Well, when I was back in town a year later, there was indeed a restaurant in that space. I guess it took him a while to get his money together. I was immediately hooked up with the lucrative Saturday night dish shift. Unlike the aforementioned place, it was actually an honor to work at this joint, because the staff was a virtual who’s-who of notable past and present Portland dishwashers. Everyone – the owner, the cooks, the bartenders – had bona fide dishwashing credentials. Even the Friday night dishwasher was actually moonlighting from his regular dish job at Genoa, the Holy Grail of Portland dish jobs.

So I liked the people. The dish set-up is good, although the whole kitchen and most of the dish pit are wide-open to the floor. Normally I hate being on view for the dining public but this place is such a hip hangout that my view usually includes many hipster girls in cat-eyed glasses and beaded sweaters, so I don’t complain.

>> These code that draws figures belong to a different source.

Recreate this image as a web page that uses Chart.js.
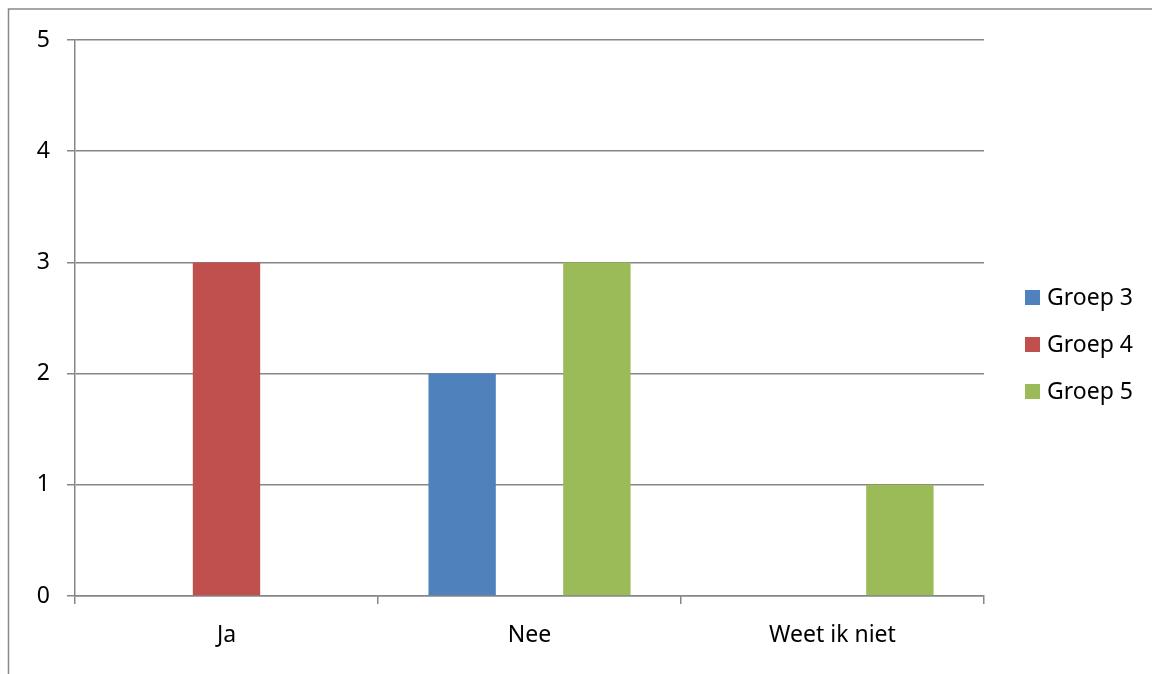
<!DOCTYPE html>
<html>
<head>
<meta charset="utf-8">
<script src="https://cdn.jsdelivr.net/npm/chart.js@4"></script>
<style>
  html, body { margin: 0; padding: 0; background: #fff; }
  #wrap { width: 1152px; height: 674px; position: relative; }
</style>
</head>
<body>
<div id="wrap"><canvas id="c" width="1152" height="674"></canvas></div>
<script>
const categories = ['Ja', 'Nee', 'Weet ik niet'];
const seriesNames = ['Groep 3', 'Groep 4', 'Groep 5'];
const groep3 = [0, 2, 0];
const groep4 = [3, 0, 0];
const groep5 = [0, 3, 1];
const yTicks = [0, 1, 2, 3, 4, 5];

const colors = ['#4F81BD', '#C0504D', '#9BBB59'];
const FONT = "'Noto Sans', 'Open Sans', sans-serif";
const FONT_SIZE = 23;
const gridColor = '#868686';

// Outer frame along the top and left edge
const framePlugin = {
  id: 'frame',
  beforeDraw(chart) {
    const ctx = chart.ctx;
    ctx.save();
    ctx.strokeStyle = '#898989';
    ctx.lineWidth = 1.5;
    ctx.beginPath();
    ctx.moveTo(8.5, 674);
    ctx.lineTo(8.5, 9);
    ctx.lineTo(1152, 9);
    ctx.stroke();
    ctx.restore();
  }
};

// Legend on the right, drawn from the datasets
const sideLegend = {
  id: 'sideLegend',
  afterDraw(chart) {
    const ctx = chart.ctx;
    ctx.save();
    ctx.font = FONT_SIZE + 'px ' + FONT;
    ctx.textBaseline = 'middle';
    chart.data.datasets.forEach((ds, i) => {
      const cy = 297.5 + i * 47;
      ctx.fillStyle = ds.backgroundColor;
      ctx.fillRect(1025, cy - 7.5, 15, 15);
      ctx.fillStyle = '#000';
      ctx.fillText(ds.label, 1047, cy + 1);
    });
    ctx.restore();
  }
};

new Chart(document.getElementById('c'), {
  type: 'bar',
  data: {
    labels: categories,
    datasets: [
      { label: seriesNames[0], data: groep3, backgroundColor: colors[0] },
      { label: seriesNames[1], data: groep4, backgroundColor: colors[1] },
      { label: seriesNames[2], data: groep5, backgroundColor: colors[2] }
    ]
  },
  options: {
    responsive: false,
    animation: false,
    devicePixelRatio: 1,
    layout: { padding: { left: 0, top: 40, right: 168, bottom: 0 } },
    datasets: { bar: { categoryPercentage: 0.667, barPercentage: 1.0 } },
    plugins: {
      legend: { display: false },
      tooltip: { enabled: false }
    },
    scales: {
      x: {
        afterFit(scale) { scale.height = 78; },
        grid: {
          offset: true,
          drawOnChartArea: false,
          drawTicks: true,
          tickLength: 8,
          color: gridColor,
          lineWidth: 1.5
        },
        border: { color: gridColor, width: 1.5 },
        ticks: {
          color: '#000',
          font: { family: FONT, size: FONT_SIZE },
          padding: 18
        }
      },
      y: {
        min: 0,
        max: 5,
        afterFit(scale) { scale.width = 75; },
        afterBuildTicks(scale) { scale.ticks = yTicks.map(v => ({ value: v })); },
        grid: {
          color: gridColor,
          lineWidth: 1.5,
          drawTicks: true,
          tickLength: 8
        },
        border: { color: gridColor, width: 1.5 },
        ticks: {
          color: '#000',
          font: { family: FONT, size: FONT_SIZE },
          padding: 17
        }
      }
    }
  },
  plugins: [framePlugin, sideLegend]
});
</script>
</body>
</html>
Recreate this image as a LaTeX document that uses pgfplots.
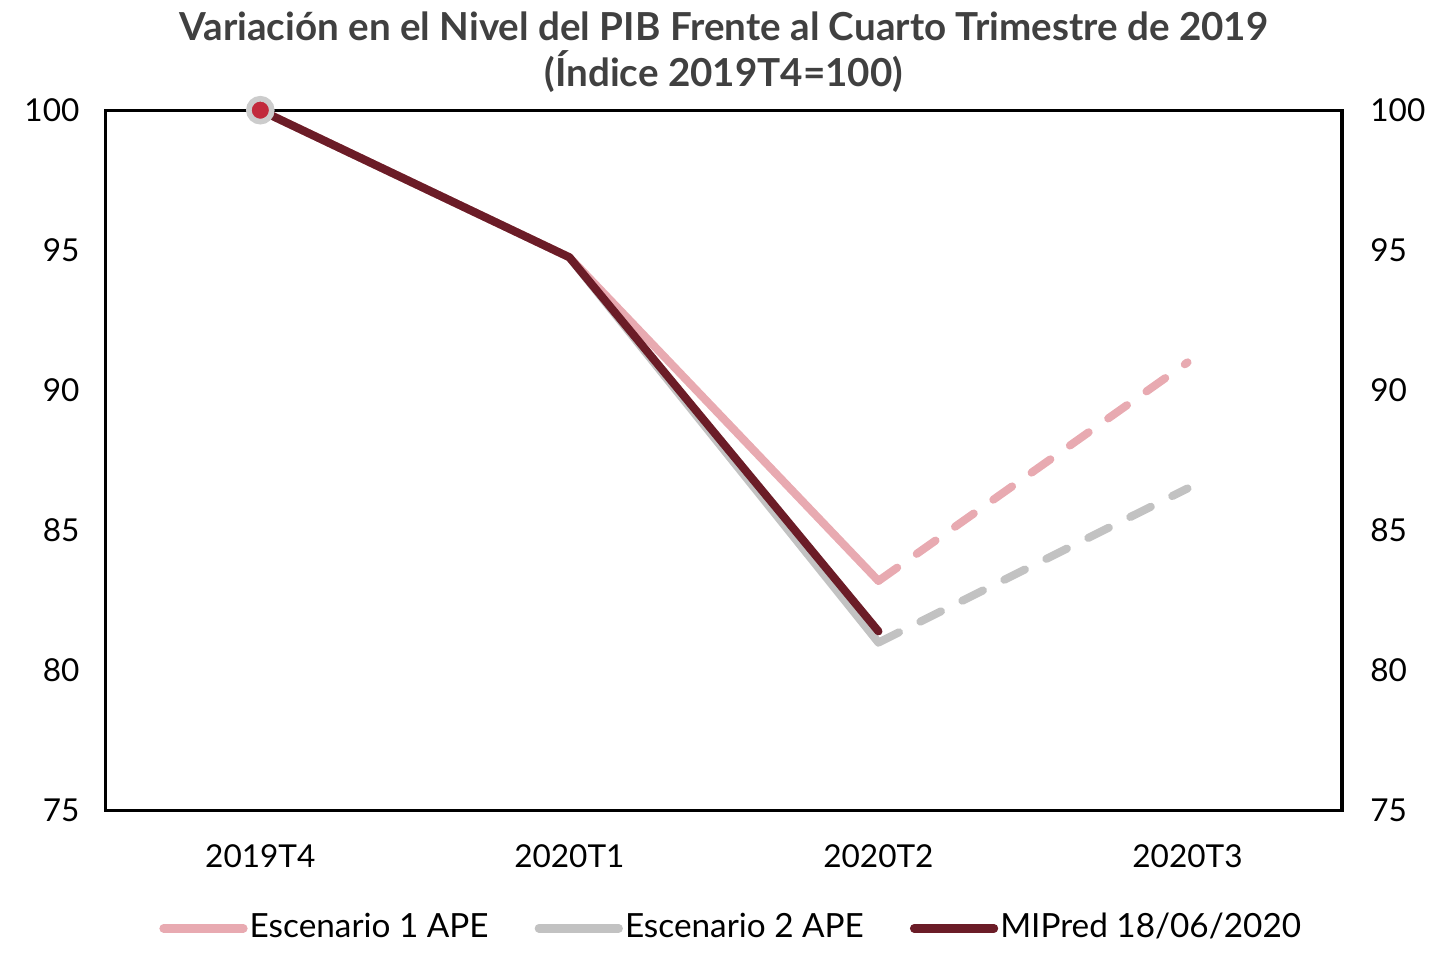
\documentclass[border=0pt]{standalone}
\usepackage{fontspec}
\setmainfont{Lato}
\usepackage{pgfplots}
\pgfplotsset{compat=1.18}
\definecolor{esc1}{HTML}{E8AAB1}
\definecolor{esc2}{HTML}{C2C2C2}
\definecolor{mipred}{HTML}{6B1C27}
\definecolor{dotred}{HTML}{C22A3C}

\begin{document}
\begin{tikzpicture}
\begin{axis}[
  name=main,
  scale only axis, width=12.39cm, height=7.02cm,
  xmin=-0.5, xmax=3.5, ymin=75, ymax=100,
  xtick={0,1,2,3}, xticklabels={2019T4,2020T1,2020T2,2020T3},
  ytick={75,80,85,90,95,100},
  major tick length=0pt,
  axis line style={line width=0.9pt},
  tick label style={font=\fontsize{9}{11}\selectfont},
  /pgf/number format/assume math mode=true,
  yticklabel style={xshift=-1.4mm},
  xticklabel style={yshift=-2.2mm},
  title={Variación en el Nivel del PIB Frente al Cuarto Trimestre de 2019\\(Índice 2019T4=100)},
  title style={align=center, yshift=-1.6mm, text=black!75,
    font=\fontsize{11}{13.2}\selectfont\bfseries},
  legend columns=3,
  legend style={draw=none, fill=none, at={(0.506,-0.168)}, anchor=center,
    font=\fontsize{9.5}{11}\selectfont, column sep=0pt,
    nodes={inner sep=0.6pt},
    /tikz/every even column/.append style={column sep=4.4mm}},
  legend image code/.code={\draw[#1, solid] plot coordinates {(0cm,0cm) (0.8cm,0cm)};},
  clip=false,
]
\addlegendimage{esc1, line width=2.4pt, line cap=round}
\addlegendentry{Escenario 1 APE}
\addlegendimage{esc2, line width=2.4pt, line cap=round}
\addlegendentry{Escenario 2 APE}
\addlegendimage{mipred, line width=2.4pt, line cap=round}
\addlegendentry{MIPred 18/06/2020}
% solid parts
\addplot[esc2, line width=2.3pt, line cap=round, line join=round, forget plot] coordinates {(0,100) (1,94.75) (2,81.0)};
\addplot[esc1, line width=2.3pt, line cap=round, line join=round, forget plot] coordinates {(0,100) (1,94.75) (2,83.2)};
\addplot[mipred, line width=2.3pt, line cap=round, line join=round, forget plot] coordinates {(0,100) (1,94.75) (2,81.4)};
% dashed projections
\addplot[esc2, line width=2.3pt, line cap=round, dash pattern=on 2.3mm off 2.4mm, forget plot] coordinates {(2,81.0) (3,86.5)};
\addplot[esc1, line width=2.3pt, line cap=round, dash pattern=on 2.3mm off 2.4mm, forget plot] coordinates {(2,83.2) (3,91.0)};
% marker at base point
\addplot[only marks, mark=*, mark size=1.15mm, mark options={fill=dotred, draw=gray!40, line width=1.6pt}, forget plot] coordinates {(0,100)};
\end{axis}
\begin{axis}[
  scale only axis, width=12.39cm, height=7.02cm,
  xmin=-0.5, xmax=3.5, ymin=75, ymax=100,
  axis x line=none, axis y line*=right, axis line style={draw=none},
  ytick={75,80,85,90,95,100},
  major tick length=0pt,
  tick label style={font=\fontsize{9}{11}\selectfont},
  /pgf/number format/assume math mode=true,
  yticklabel style={xshift=1.6mm},
]
\addplot[draw=none] coordinates {(0,90)};
\end{axis}
\path (main.south west) ++(-1.06cm,-1.31cm);
\path (main.north east) ++(0.92cm,1.10cm);
\end{tikzpicture}
\end{document}
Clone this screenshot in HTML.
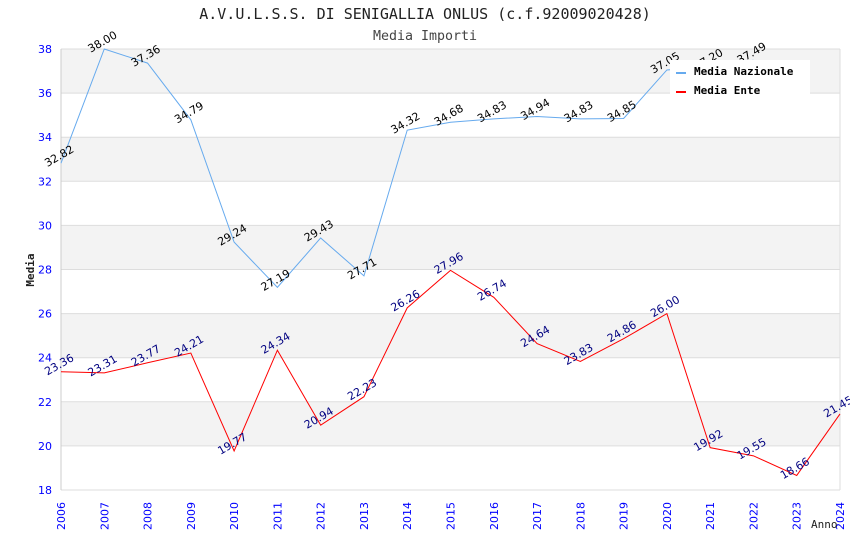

The one main thing about working there is that I work with a bunch of alcoholics. Officially, every employee is entitled to three free drinks at the end of a shift. Since the end of my shift may come at 1 a.m., and since I’m usually wiped out after working, I’ll just have a beer or two (instead of the three cocktails that I’m expected to have). There was a time when I first started working there that if I left the bar before I had my allotted three drinks, I’d get hassled. One cook in particular would say, “Where ya going? You’re not gonna have your third drink? That’s like taking a cut in pay!”

So one time I succumbed to this cook’s pressure and hung around. What difference would it make, since the bar would be closing in an hour anyway? Well, closing time came and the cook told me to accompany him on a walk around the block. By the time we had circled the block, the bartender had cleared the place of patrons. The three of us then proceeded to drink out of paper cups and watch videotapes of not one but two full-length Neil Diamond concerts, and the movie “King Kong vs. Godzilla,” not once but twice.

Suddenly the daytime prep cook appeared at my side and I thought, that’s weird, he should be sleeping, he’s gotta work in the morning. I said, “What’re you doing here?” He said, “It’s 9:30 a.m. I’m here to open the place.” Nine-thirty? I turned around and was surprised to see daylight. “I gotta go,” I mumbled as I staggered for the door.

Fortunately my bike held me up as I stumbled home. After a brief few hours of sleep, I was back at work that night. I expected to get razzed for having spent the night in the bar, but no one said anything. Apparently it was par for the course.

Since then, I have my beer or two and then I’m gone.

This place is the number-one seller of Schlitz beer in the state of Oregon.

Well, that’s the news from here. Congratulations on the lake-front house. I’ve been seriously thinking about buying a house in my beloved Pittsburgh, PA. I just got a letter from a friend there saying that a house up the street from her was recently purchased for $1,000 by some real-estate scum who had turned around and, without putting any work into it, is trying to sell the house for $5,000. Many of my friends are urging me to buy a house there and are even offering to loan me money to do it. How pathetic am I for needing a loan to buy a $1,000 house?